Однако и у него были проблемы с исполнителями. “Кому же дать это петь? — вопрошал он сокрушенным тоном. — Здесь нужен хор человек сто пятьдесят!” Действительно, многие его замыслы могут быть реализованы лишь хорами, состоящими из большого количества первоклассных певцов, владеющих приемами русской кантилены, практически утерянными в настоящее время. Поэтому-то и бытует мнение, что свиридовские произведения хорошо звучат только на рояле, а для исполнения хором совсем не приспособлены: “одно мучение”. Безусловно, для коллективов, являющихся камерными и по составу, и по манере звукове­дения, свиридовские вещи явно не по профилю. А большие капеллы переживают у нас сейчас не самые лучшие времена. “Что делать? Совсем нет молодых голо­сов!” Он постоянно искал новых исполнителей, порой ошибаясь в своих надеждах, но, пожалуй, лишь три хора вполне отвечали его высочайшим требованиям: Москов­ский камерный хор, Капелла Глинки и Юрловская капелла, о чем он неоднократно высказывался.

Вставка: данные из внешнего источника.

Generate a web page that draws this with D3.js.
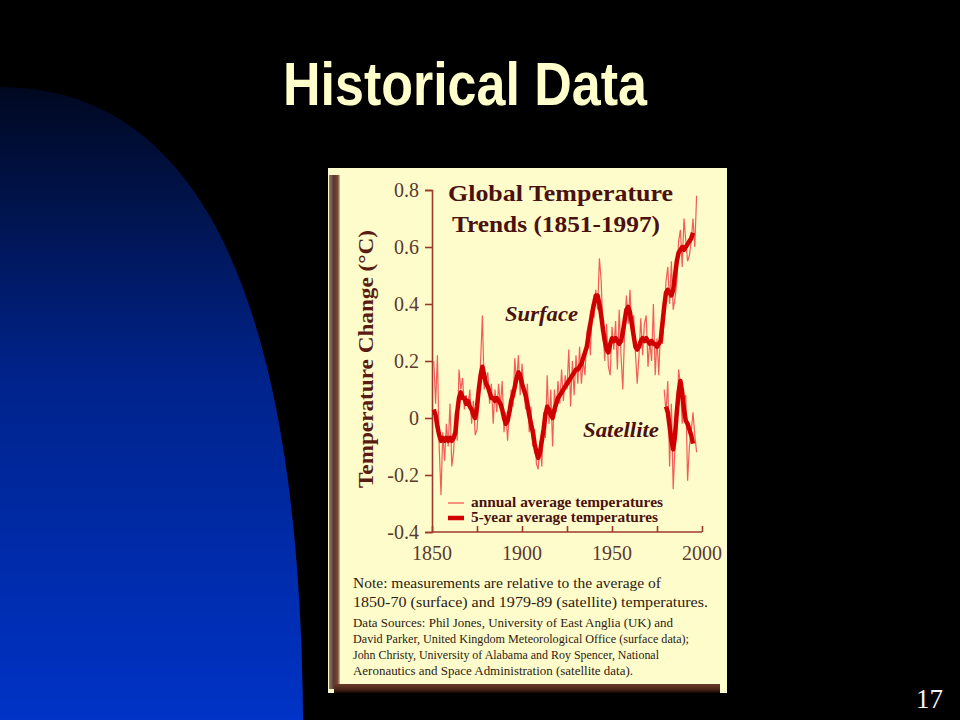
<!DOCTYPE html>
<html>
<head>
<meta charset="utf-8">
<script src="https://cdn.jsdelivr.net/npm/d3@7"></script>
<style>
  html, body { margin: 0; padding: 0; background: #000; }
  svg { display: block; }
</style>
</head>
<body>
<svg id="slide" width="960" height="720"></svg>
<script>
// ---------------- DATA ----------------
const slideTitle = "Historical Data";
const chartTitleLines = ["Global Temperature", "Trends (1851-1997)"];
const yAxisLabel = "Temperature Change (\u00B0C)";
const yTicks = [-0.4, -0.2, 0, 0.2, 0.4, 0.6, 0.8];
const yTickLabels = ["-0.4", "-0.2", "0", "0.2", "0.4", "0.6", "0.8"];
const xTicks = [1850, 1875, 1900, 1925, 1950, 1975, 2000];
const xTickLabels = ["1850", "1900", "1950", "2000"];
const xLabelYears = [1850, 1900, 1950, 2000];
const legendLabels = ["annual average temperatures", "5-year average temperatures"];
const seriesLabels = ["Surface", "Satellite"];
const noteLines = [
  "Note: measurements are relative to the average of",
  "1850-70 (surface) and 1979-89 (satellite) temperatures."
];
const sourceLines = [
  "Data Sources: Phil Jones, University of East Anglia (UK) and",
  "David Parker, United Kingdom Meteorological Office (surface data);",
  "John Christy, University of Alabama and Roy Spencer, National",
  "Aeronautics and Space Administration (satellite data)."
];
const pageNumber = "17";

// Surface, annual average (1851-1997)
const surfaceAnnualYears = d3.range(1851, 1998);
const surfaceAnnual = [
  0.20, 0.05, 0.22, -0.10, -0.27, -0.05, -0.15, -0.02, -0.10, 0.05,   // 1851-1860
  -0.17, -0.12, 0.02, -0.08, 0.17, 0.10, 0.14, 0.03, 0.08, 0.04,      // 1861-1870
  0.10, -0.02, 0.06, -0.06, -0.04, 0.05, 0.20, 0.36, 0.10, 0.13,      // 1871-1880
  0.16, 0.05, 0.12, -0.02, 0.10, 0.02, 0.12, 0.04, 0.13, -0.05,       // 1881-1890
  0.02, -0.08, 0.03, 0.10, 0.04, 0.21, 0.12, 0.22, 0.08, 0.19,        // 1891-1900
  0.10, 0.03, 0.12, -0.05, 0.04, -0.10, -0.04, -0.16, -0.18, -0.08,   // 1901-1910
  -0.17, 0.02, -0.07, 0.15, -0.02, 0.10, -0.10, 0.10, 0.02, 0.13,     // 1911-1920
  0.05, 0.17, 0.06, 0.15, 0.10, 0.24, 0.04, 0.20, 0.08, 0.22,         // 1921-1930
  0.12, 0.25, 0.12, 0.20, 0.15, 0.30, 0.33, 0.22, 0.40, 0.35,         // 1931-1940
  0.45, 0.38, 0.56, 0.48, 0.30, 0.20, 0.33, 0.18, 0.15, 0.32,         // 1941-1950
  0.24, 0.34, 0.17, 0.38, 0.22, 0.10, 0.30, 0.43, 0.33, 0.45,         // 1951-1960
  0.30, 0.36, 0.23, 0.12, 0.22, 0.35, 0.22, 0.33, 0.36, 0.18,         // 1961-1970
  0.27, 0.20, 0.40, 0.15, 0.28, 0.15, 0.33, 0.26, 0.35, 0.48,         // 1971-1980
  0.53, 0.40, 0.55, 0.38, 0.42, 0.48, 0.62, 0.66, 0.53, 0.70,         // 1981-1990
  0.62, 0.55, 0.57, 0.62, 0.70, 0.60, 0.78                            // 1991-1997
];

// Surface, 5-year average (1851-1995)
const surfaceSmoothYears = d3.range(1851, 1996);
const surfaceSmooth = [
  0.03, 0.01, -0.03, -0.06, -0.08, -0.07, -0.08, -0.07, -0.08, -0.07, // 1851-1860
  -0.08, -0.07, -0.05, 0.02, 0.07, 0.09, 0.07, 0.07, 0.05, 0.06,      // 1861-1870
  0.04, 0.03, 0.01, 0.00, 0.04, 0.10, 0.15, 0.18, 0.15, 0.12,         // 1871-1880
  0.11, 0.09, 0.07, 0.07, 0.06, 0.07, 0.06, 0.05, 0.03, 0.00,         // 1881-1890
  -0.02, -0.01, 0.02, 0.06, 0.08, 0.11, 0.14, 0.16, 0.15, 0.12,       // 1891-1900
  0.10, 0.08, 0.05, 0.01, -0.02, -0.05, -0.09, -0.12, -0.14, -0.12,   // 1901-1910
  -0.08, -0.04, 0.01, 0.04, 0.03, 0.01, 0.00, 0.03, 0.05, 0.07,       // 1911-1920
  0.08, 0.09, 0.10, 0.11, 0.12, 0.13, 0.14, 0.15, 0.16, 0.17,         // 1921-1930
  0.17, 0.18, 0.19, 0.21, 0.23, 0.25, 0.29, 0.33, 0.37, 0.40,         // 1931-1940
  0.43, 0.43, 0.40, 0.36, 0.31, 0.27, 0.24, 0.23, 0.26, 0.28,         // 1941-1950
  0.27, 0.28, 0.27, 0.26, 0.27, 0.30, 0.34, 0.38, 0.39, 0.37,         // 1951-1960
  0.33, 0.29, 0.25, 0.24, 0.25, 0.27, 0.28, 0.27, 0.28, 0.27,         // 1961-1970
  0.26, 0.27, 0.26, 0.26, 0.25, 0.26, 0.27, 0.33, 0.39, 0.44,         // 1971-1980
  0.45, 0.44, 0.43, 0.45, 0.50, 0.55, 0.58, 0.59, 0.60, 0.59,         // 1981-1990
  0.60, 0.61, 0.62, 0.63, 0.65                                        // 1991-1995
];

// Satellite, annual average (1979-1997)
const satelliteAnnualYears = d3.range(1979, 1998);
const satelliteAnnual = [
  0.10, 0.02, 0.13, -0.17, 0.05, -0.25, -0.10, -0.05, 0.17, 0.12,
  -0.02, 0.06, 0.08, -0.22, -0.10, -0.05, 0.02, -0.06, -0.12
];

// Satellite, 5-year average (1980-1995)
const satelliteSmoothYears = d3.range(1980, 1996);
const satelliteSmooth = [
  0.04, 0.02, -0.03, -0.08, -0.11, -0.06, 0.02, 0.09, 0.13, 0.09,
  0.03, -0.01, -0.02, -0.04, -0.06, -0.09
];

// ---------------- DRAWING ----------------
const svg = d3.select("#slide");
const defs = svg.append("defs");

// background
svg.append("rect").attr("width", 960).attr("height", 720).attr("fill", "#000");

// blue arc shape
const blueGrad = defs.append("linearGradient").attr("id", "blueGrad")
  .attr("x1", 0).attr("y1", 0).attr("x2", 0).attr("y2", 1);
blueGrad.append("stop").attr("offset", "0%").attr("stop-color", "#000820");
blueGrad.append("stop").attr("offset", "45%").attr("stop-color", "#00238a");
blueGrad.append("stop").attr("offset", "100%").attr("stop-color", "#0033c6");
svg.append("path")
  .attr("d", "M0,87 C200,87 300,300 303,720 L0,720 Z")
  .attr("fill", "url(#blueGrad)");

// title
svg.append("text")
  .attr("x", 283).attr("y", 105)
  .attr("textLength", 364).attr("lengthAdjust", "spacingAndGlyphs")
  .attr("font-family", "'Liberation Sans', Arial, sans-serif")
  .attr("font-weight", "bold").attr("font-size", 61)
  .attr("fill", "#ffffcc")
  .text(slideTitle);

// page number
svg.append("text")
  .attr("x", 943).attr("y", 708).attr("text-anchor", "end")
  .attr("font-family", "'Liberation Serif', 'Times New Roman', serif")
  .attr("font-size", 27).attr("fill", "#f4f4f4")
  .text(pageNumber);

// ---- chart panel ----
const leftShadow = defs.append("linearGradient").attr("id", "leftShadow")
  .attr("x1", 0).attr("y1", 0).attr("x2", 1).attr("y2", 0);
leftShadow.append("stop").attr("offset", "0%").attr("stop-color", "#8a8078");
leftShadow.append("stop").attr("offset", "45%").attr("stop-color", "#5b3428");
leftShadow.append("stop").attr("offset", "80%").attr("stop-color", "#7a4a3a");
leftShadow.append("stop").attr("offset", "100%").attr("stop-color", "#d8c8a0");
const bottomShadow = defs.append("linearGradient").attr("id", "bottomShadow")
  .attr("x1", 0).attr("y1", 0).attr("x2", 0).attr("y2", 1);
bottomShadow.append("stop").attr("offset", "0%").attr("stop-color", "#6a3a2a");
bottomShadow.append("stop").attr("offset", "60%").attr("stop-color", "#4a2418");
bottomShadow.append("stop").attr("offset", "100%").attr("stop-color", "#120604");

svg.append("rect").attr("x", 328).attr("y", 168).attr("width", 399).attr("height", 527)
  .attr("fill", "#fdfcca");
svg.append("rect").attr("x", 329).attr("y", 175).attr("width", 11).attr("height", 514)
  .attr("fill", "url(#leftShadow)");
svg.append("rect").attr("x", 334).attr("y", 684).attr("width", 386).attr("height", 9)
  .attr("fill", "url(#bottomShadow)");
svg.append("rect").attr("x", 328).attr("y", 693).attr("width", 400).attr("height", 3)
  .attr("fill", "#000");

// scales
const x = d3.scaleLinear().domain([1850, 2000]).range([432, 702]);
const y = d3.scaleLinear().domain([-0.4, 0.8]).range([532, 190]);

const axisColor = "#9b3a2c";
const labelColor = "#5a3a30";
const darkText = "#4b1010";
const serif = "'Liberation Serif', 'Times New Roman', Times, serif";

// y axis
const yAxis = d3.axisLeft(y).tickValues(yTicks).tickSize(7)
  .tickFormat((d, i) => yTickLabels[i]);
const gy = svg.append("g").attr("transform", "translate(432,0)").call(yAxis);
gy.select(".domain").attr("stroke", axisColor).attr("stroke-width", 1.6);
gy.selectAll(".tick line").attr("stroke", axisColor).attr("stroke-width", 1.6);
gy.selectAll(".tick text").attr("x", -13).attr("dy", "0.34em")
  .attr("font-family", serif).attr("font-size", 20).attr("fill", labelColor);

// x axis (ticks point upward)
const xAxis = d3.axisTop(x).tickValues(xTicks).tickSize(6).tickFormat("");
const gx = svg.append("g").attr("transform", "translate(0,532)").call(xAxis);
gx.select(".domain").attr("stroke", axisColor).attr("stroke-width", 1.6)
  .attr("d", "M432,0H702");
gx.selectAll(".tick line").attr("stroke", axisColor).attr("stroke-width", 1.6);
svg.append("g").selectAll("text").data(xLabelYears).join("text")
  .attr("x", d => x(d)).attr("y", 560).attr("text-anchor", "middle")
  .attr("font-family", serif).attr("font-size", 20).attr("fill", labelColor)
  .text((d, i) => xTickLabels[i]);

// y axis label
svg.append("text")
  .attr("transform", "translate(373,359) rotate(-90)")
  .attr("text-anchor", "middle")
  .attr("textLength", 258).attr("lengthAdjust", "spacingAndGlyphs")
  .attr("font-family", serif).attr("font-weight", "bold").attr("font-size", 22)
  .attr("fill", "#5a1c12")
  .text(yAxisLabel);

// chart title
svg.append("text").attr("x", 448).attr("y", 201)
  .attr("textLength", 225).attr("lengthAdjust", "spacingAndGlyphs")
  .attr("font-family", serif).attr("font-weight", "bold").attr("font-size", 23)
  .attr("fill", darkText).text(chartTitleLines[0]);
svg.append("text").attr("x", 452).attr("y", 232)
  .attr("textLength", 208).attr("lengthAdjust", "spacingAndGlyphs")
  .attr("font-family", serif).attr("font-weight", "bold").attr("font-size", 23)
  .attr("fill", darkText).text(chartTitleLines[1]);

// lines
const line = d3.line().x(d => x(d[0])).y(d => y(d[1]));
const annualColor = "#f24a4a";
const smoothColor = "#d00000";

function pairs(years, vals) { return years.map((yr, i) => [yr, vals[i]]); }

svg.append("path").datum(pairs(surfaceAnnualYears, surfaceAnnual))
  .attr("d", line).attr("fill", "none")
  .attr("stroke", annualColor).attr("stroke-width", 1.2).attr("stroke-opacity", 0.9);
svg.append("path").datum(pairs(satelliteAnnualYears, satelliteAnnual))
  .attr("d", line).attr("fill", "none")
  .attr("stroke", annualColor).attr("stroke-width", 1.2).attr("stroke-opacity", 0.9);
svg.append("path").datum(pairs(surfaceSmoothYears, surfaceSmooth))
  .attr("d", line).attr("fill", "none")
  .attr("stroke", smoothColor).attr("stroke-width", 4.5).attr("stroke-linejoin", "round");
svg.append("path").datum(pairs(satelliteSmoothYears, satelliteSmooth))
  .attr("d", line).attr("fill", "none")
  .attr("stroke", smoothColor).attr("stroke-width", 4.5).attr("stroke-linejoin", "round");

// series labels
svg.append("text").attr("x", 505).attr("y", 321)
  .attr("textLength", 73).attr("lengthAdjust", "spacingAndGlyphs")
  .attr("font-family", serif).attr("font-weight", "bold").attr("font-style", "italic")
  .attr("font-size", 21).attr("fill", darkText).text(seriesLabels[0]);
svg.append("text").attr("x", 583).attr("y", 437)
  .attr("textLength", 76).attr("lengthAdjust", "spacingAndGlyphs")
  .attr("font-family", serif).attr("font-weight", "bold").attr("font-style", "italic")
  .attr("font-size", 21).attr("fill", darkText).text(seriesLabels[1]);

// legend
svg.append("line").attr("x1", 448).attr("x2", 464).attr("y1", 503).attr("y2", 503)
  .attr("stroke", annualColor).attr("stroke-width", 1.2);
svg.append("line").attr("x1", 448).attr("x2", 464).attr("y1", 518).attr("y2", 518)
  .attr("stroke", smoothColor).attr("stroke-width", 4.5);
svg.append("text").attr("x", 471).attr("y", 507)
  .attr("textLength", 192).attr("lengthAdjust", "spacingAndGlyphs")
  .attr("font-family", serif).attr("font-weight", "bold").attr("font-size", 15)
  .attr("fill", darkText).text(legendLabels[0]);
svg.append("text").attr("x", 471).attr("y", 522)
  .attr("textLength", 187).attr("lengthAdjust", "spacingAndGlyphs")
  .attr("font-family", serif).attr("font-weight", "bold").attr("font-size", 15)
  .attr("fill", darkText).text(legendLabels[1]);

// notes
const noteWidths = [308, 355];
noteLines.forEach((t, i) => {
  svg.append("text").attr("x", 353).attr("y", 588 + i * 19)
    .attr("textLength", noteWidths[i]).attr("lengthAdjust", "spacingAndGlyphs")
    .attr("font-family", serif).attr("font-size", 15).attr("fill", "#2e1a12").text(t);
});
const sourceWidths = [320, 336, 306, 280];
sourceLines.forEach((t, i) => {
  svg.append("text").attr("x", 353).attr("y", 627 + i * 16)
    .attr("textLength", sourceWidths[i]).attr("lengthAdjust", "spacingAndGlyphs")
    .attr("font-family", serif).attr("font-size", 12.5).attr("fill", "#2e1a12").text(t);
});
</script>
</body>
</html>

“Неправильные ударения в словах (положенных на музыку. — А. В. ) очень разнообразят текст”, — высказался он однажды. Этот принцип Свиридов положил в основу своей удивительной, гибкой и пластичной ритмики, когда кажется, будто поэтическое слово рождалось уже вместе с мелодией.

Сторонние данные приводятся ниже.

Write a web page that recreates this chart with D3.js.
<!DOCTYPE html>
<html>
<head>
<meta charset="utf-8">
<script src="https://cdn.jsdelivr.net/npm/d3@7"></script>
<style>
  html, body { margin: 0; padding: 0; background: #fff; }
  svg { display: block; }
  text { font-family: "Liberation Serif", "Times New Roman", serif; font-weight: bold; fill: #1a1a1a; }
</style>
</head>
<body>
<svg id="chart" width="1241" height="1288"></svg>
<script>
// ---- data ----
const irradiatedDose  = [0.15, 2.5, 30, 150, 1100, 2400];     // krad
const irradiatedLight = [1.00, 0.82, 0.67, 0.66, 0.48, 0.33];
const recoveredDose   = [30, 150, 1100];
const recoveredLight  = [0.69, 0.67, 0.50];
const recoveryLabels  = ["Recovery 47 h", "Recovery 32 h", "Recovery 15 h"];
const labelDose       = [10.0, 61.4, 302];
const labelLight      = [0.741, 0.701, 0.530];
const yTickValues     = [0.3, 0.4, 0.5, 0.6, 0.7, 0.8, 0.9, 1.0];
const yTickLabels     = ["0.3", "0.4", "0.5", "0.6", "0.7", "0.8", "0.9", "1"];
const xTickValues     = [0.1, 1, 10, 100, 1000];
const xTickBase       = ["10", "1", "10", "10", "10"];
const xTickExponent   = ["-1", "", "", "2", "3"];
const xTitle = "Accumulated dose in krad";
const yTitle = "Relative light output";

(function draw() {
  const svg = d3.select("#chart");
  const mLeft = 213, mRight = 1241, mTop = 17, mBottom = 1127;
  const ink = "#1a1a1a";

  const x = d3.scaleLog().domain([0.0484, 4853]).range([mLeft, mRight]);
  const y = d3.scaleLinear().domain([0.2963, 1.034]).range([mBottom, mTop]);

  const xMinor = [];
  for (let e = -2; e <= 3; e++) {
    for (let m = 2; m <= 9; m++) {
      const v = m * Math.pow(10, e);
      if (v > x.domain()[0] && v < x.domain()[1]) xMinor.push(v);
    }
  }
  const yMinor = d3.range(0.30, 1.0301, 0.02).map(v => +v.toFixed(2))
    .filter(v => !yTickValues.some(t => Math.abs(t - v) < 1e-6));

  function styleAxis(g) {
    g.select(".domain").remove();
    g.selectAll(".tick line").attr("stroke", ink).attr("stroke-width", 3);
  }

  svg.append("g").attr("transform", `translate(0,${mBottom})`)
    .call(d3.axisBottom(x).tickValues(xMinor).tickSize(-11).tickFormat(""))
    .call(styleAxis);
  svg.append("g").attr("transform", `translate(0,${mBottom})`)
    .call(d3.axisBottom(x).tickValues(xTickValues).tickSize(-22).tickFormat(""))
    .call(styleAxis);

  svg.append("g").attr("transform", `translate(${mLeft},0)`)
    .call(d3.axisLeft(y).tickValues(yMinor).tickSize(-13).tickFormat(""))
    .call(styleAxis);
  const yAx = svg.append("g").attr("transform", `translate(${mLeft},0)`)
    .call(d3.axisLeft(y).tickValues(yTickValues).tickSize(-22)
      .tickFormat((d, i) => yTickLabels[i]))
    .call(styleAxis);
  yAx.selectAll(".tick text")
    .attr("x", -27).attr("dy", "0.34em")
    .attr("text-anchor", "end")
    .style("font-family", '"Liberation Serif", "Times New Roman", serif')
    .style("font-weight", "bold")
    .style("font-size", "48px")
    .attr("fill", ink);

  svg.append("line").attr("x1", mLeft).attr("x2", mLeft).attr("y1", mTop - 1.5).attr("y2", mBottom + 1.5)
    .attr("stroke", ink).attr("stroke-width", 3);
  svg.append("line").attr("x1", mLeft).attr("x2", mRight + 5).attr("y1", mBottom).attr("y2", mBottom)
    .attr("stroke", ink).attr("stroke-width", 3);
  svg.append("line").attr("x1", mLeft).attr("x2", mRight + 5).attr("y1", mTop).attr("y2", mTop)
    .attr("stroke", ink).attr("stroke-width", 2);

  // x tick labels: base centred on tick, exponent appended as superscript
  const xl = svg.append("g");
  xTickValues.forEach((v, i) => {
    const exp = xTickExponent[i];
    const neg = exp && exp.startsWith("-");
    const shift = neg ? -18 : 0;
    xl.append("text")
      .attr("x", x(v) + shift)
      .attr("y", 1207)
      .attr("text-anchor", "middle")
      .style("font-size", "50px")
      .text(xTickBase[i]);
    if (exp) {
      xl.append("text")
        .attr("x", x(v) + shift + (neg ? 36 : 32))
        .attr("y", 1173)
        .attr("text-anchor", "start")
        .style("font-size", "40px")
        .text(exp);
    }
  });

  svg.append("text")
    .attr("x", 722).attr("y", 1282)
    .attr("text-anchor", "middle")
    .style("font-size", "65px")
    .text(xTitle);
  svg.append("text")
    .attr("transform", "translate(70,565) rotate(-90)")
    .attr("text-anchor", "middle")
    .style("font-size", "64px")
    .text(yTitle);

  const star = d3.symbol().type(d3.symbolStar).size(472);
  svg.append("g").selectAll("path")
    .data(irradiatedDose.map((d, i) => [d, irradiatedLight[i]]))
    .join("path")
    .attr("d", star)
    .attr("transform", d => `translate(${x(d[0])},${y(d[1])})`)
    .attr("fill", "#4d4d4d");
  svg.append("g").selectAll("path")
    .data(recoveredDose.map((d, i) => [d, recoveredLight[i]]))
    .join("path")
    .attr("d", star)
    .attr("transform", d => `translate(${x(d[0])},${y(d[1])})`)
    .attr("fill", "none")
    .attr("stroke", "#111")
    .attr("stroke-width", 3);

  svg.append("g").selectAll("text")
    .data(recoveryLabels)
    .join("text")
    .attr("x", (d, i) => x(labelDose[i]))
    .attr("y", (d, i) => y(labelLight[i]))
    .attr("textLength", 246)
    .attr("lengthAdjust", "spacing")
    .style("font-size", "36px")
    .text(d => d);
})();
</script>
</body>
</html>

А один раз он заметил, что трезвучие с секстой (коронный свиридовский аккорд) имеет ярко выраженное джазовое звучание, и то, что он взял его именно из джаза, который много слушал в Ленинграде в годы своей юности.

Выдающаяся исследовательница творчества замечательного немецкого композитора Карла Орфа Оксана Тимофеевна Леонтьева вспоминала, как в конце пятидесятых годов Свиридов “бегал по всей Москве, размахивая нотами “гениаль­ного композитора Орфа”, чья музыка была тогда еще мало известна у нас в стране”. Она считала, что именно Свиридову принадлежит честь открытия для широкой музыкальной общественности произведений великого немца. Мне бы хотелось отметить, что многие композиторские принципы и приемы были прямо заимство­ваны Свиридовым из орфовских сочинений, что именно его музыка содействовала уходу Свиридова от влияния Шостаковича, формированию и утверждению того, что мы привыкли определять как свиридовский стиль.

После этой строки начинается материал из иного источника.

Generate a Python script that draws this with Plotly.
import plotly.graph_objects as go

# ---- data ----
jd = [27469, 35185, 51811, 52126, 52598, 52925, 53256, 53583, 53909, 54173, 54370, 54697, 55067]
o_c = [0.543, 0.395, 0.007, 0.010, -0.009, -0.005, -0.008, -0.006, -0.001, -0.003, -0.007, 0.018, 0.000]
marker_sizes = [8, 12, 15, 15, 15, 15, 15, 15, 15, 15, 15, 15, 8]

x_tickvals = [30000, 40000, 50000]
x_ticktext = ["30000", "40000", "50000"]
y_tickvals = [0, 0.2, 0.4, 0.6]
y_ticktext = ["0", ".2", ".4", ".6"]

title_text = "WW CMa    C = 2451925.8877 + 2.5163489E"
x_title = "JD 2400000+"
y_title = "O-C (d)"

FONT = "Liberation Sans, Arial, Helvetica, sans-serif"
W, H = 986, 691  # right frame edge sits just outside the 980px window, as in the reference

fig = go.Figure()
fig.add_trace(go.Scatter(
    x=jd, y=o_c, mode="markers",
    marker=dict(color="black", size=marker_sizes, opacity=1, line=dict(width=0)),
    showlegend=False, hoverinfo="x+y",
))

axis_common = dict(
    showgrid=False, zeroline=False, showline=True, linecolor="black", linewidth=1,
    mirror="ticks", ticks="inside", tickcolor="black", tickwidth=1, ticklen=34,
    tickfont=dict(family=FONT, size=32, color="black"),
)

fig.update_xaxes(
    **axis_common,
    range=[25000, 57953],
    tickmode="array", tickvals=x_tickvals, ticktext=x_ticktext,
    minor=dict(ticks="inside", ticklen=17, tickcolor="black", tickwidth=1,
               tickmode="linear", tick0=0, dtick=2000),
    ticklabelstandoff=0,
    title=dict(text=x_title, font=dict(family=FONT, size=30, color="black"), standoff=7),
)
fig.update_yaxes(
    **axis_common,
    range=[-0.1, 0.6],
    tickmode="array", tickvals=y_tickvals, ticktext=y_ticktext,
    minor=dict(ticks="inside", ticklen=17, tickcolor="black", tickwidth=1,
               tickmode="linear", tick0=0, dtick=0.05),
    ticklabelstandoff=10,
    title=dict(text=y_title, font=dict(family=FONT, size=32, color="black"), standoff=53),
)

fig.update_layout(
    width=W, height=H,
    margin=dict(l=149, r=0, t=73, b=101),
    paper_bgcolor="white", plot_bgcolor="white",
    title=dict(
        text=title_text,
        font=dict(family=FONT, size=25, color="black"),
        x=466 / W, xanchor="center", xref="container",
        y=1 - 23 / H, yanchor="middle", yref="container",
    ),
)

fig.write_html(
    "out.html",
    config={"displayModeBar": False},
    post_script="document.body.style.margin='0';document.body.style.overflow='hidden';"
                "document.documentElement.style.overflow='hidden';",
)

“Вы должны сами дирижировать своими сочинениями”, — часто настаивал он, когда я показывал ему свои вещи, играя на фортепьяно. Когда он вырази­тельными, почти драматическими жестами, интонациями, пением, словом, образами, метафорами объяснял исполнителям, певцам, хорам, оркестрам свои трактовки, свое понимание тех или иных произведений, он сам становился абсолютно недосягаемым по мастерству дирижером. (Чего стоит, например, обра­щение к флейтисту: “На флейте надо играть так, как будто вы дуете в дупло ста­рого дерева!”). Многие выдающиеся дирижеры до сих пор пользуются его характерными выражениями. (Например: “Это должно звучать космически, по-вселенски!”). Думаю, что Георгий Васильевич еле сдерживал внутреннее стрем­ление встать за дирижерский пульт самому, чувствуя в себе потребность и силы еще более увеличить выразительные стороны исполняемого произведения. Ведь сказал он мне как-то: “Никто не аккомпанирует мои романсы так же хорошо, как я”. Это, по признанию многих, совершенно справедливое замечание можно было бы отнести и к любой области его творчества. С другой стороны, находясь в сос­тоя­нии вечного творческого поиска и неудовлетворенности, пребывая во время репетиций в полном отрыве от реального времени, влекомый исключительно художественными целями, готовый повторять и повторять то или иное место до бесконечности, он вряд ли был способен к конструктивной, тактически грамотно выстроенной работе, становясь, по свидетельствам многих выдающихся испол­нителей, настоящей обузой, тормозом в репетиционном процессе. Как здесь не вспомнить знаменитого Антона Веберна, которому за неделю репетиции удалось выучить с оркестром только пять тактов. Обычно первое проигрывание не вызывало у него возражений: все нравилось, второе — уже рождало некоторые замечания, дальнейшее повторение — еще большую неудовлетворенность, вплоть до полного неприятия и расстройства. Аналогичным был и процесс сочинения, когда он уподоблялся человеку, долго смотрящему в одну точку, постепенно расплываю­щуюся от этого у него перед глазами.